I'm currently troubleshooting this more, and I'm kind of loosing faith in my ability to resolve it. I just tried some really old kernel versions (vanilla 2.6.10!) and the problem was still there. The only shred of hope I have is that I think it worked when I ran Ubuntu (kernel 2.6.12) a few months ago. At least /proc/cpuinfo always reported the appropriate values then, and my fanless CPU managed to get reeeeaaally hot (over 70 degrees Celsius) and stay there without speed down for as long I wanted it to, healthy or not. Right now I'm going to try running a few liveCDs, like the Ubuntu LiveCD, Gentoo 2006 LiveCD and Knoppix, and see if the problem is present on those systems too under heavy CPU load. It would be interesting if you could try at least one of the above, and if the problem is absent, perhaps we can pin point the cause.

Also, it's interesting that the problem apparently appears on different architectures. However, I find it strange that I can't find any other reports of it.

One more thing, does any one know of a good method or program to check the raw computational power one's CPU? Like a CPU benchmark program. I would like to use it as a determinant of whether the CPU max frequency has dropped instead of the normal methods (like /proc/cpuinfo and cpufreq) as they contradict each other and don't seem very reliable in this case.

----------

## jorrit

 *kristoffer wrote:*   

> 
> 
> Also, it's interesting that the problem apparently appears on different architectures. However, I find it strange that I can't find any other reports of it.
> 
> 

 

Actually I did find another thread related to this problem. I haven't managed to try what they suggest however:

https://forums.gentoo.org/viewtopic-t-423320-start-0.html

Greetings,

----------

## kristoffer

 *jorrit wrote:*   

> Actually I did find another thread related to this problem. I haven't managed to try what they suggest however:
> 
> https://forums.gentoo.org/viewtopic-t-423320-start-0.html

 

Interesting. The fix (disabling Built-in tables for Banias CPUs in the kernel) didn't work for me, however. I didn't really expect it to work either since it seems the problem's still there for me even if I disable coufreq completely.
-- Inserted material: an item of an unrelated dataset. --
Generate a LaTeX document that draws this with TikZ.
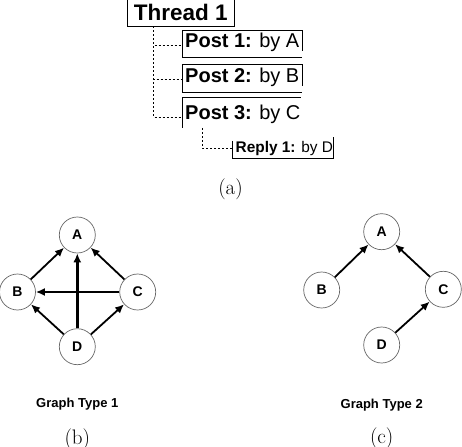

Also, this fix doesn't apply for your computer, since you're in a amd64 system, so don't try it yourself.

----------

## jorrit

I found one link that seems to offer a hint to the problem and a possible (but very clumsy) solutions:

http://www.linuxquestions.org/questions/showthread.php?t=436577

Basically it appears the cpufreq module is throttling cpu speed based on temperature too early. So compiling in support for cpufreq as a module and then unloading it when you need fullspeed seems to be one clumsy way to solve this problem (haven't tried it yet). It would hoever be nicer if we can control this maximum allowed temperature ourselves somehow.

Greetings,

----------

## kristoffer

 *jorrit wrote:*   

> Basically it appears the cpufreq module is throttling cpu speed based on temperature too early. So compiling in support for cpufreq as a module and then unloading it when you need fullspeed seems to be one clumsy way to solve this problem (haven't tried it yet). It would hoever be nicer if we can control this maximum allowed temperature ourselves somehow.

 

This seems to be my problem, but neither compiling ACPI thermal zone nor the cpufreq processor driver as modules seems to fix it. In fact, I've tried with removing cpufreq from the kernel, and the problem still seems to be there.

----------

## jorrit

I eventually solved my problems by:

1. Undervolting the cpu so that it generates less heat with same speed (i.e. NOT underclocking).

2. Opening the laptop and cleaning the fan.

3. Opening the laptop and applying new grease between cpu and fan.

Now temperature goes maximum to around 70 (instead of 84) under heavy load and stays at max speed.

Greetings,

----------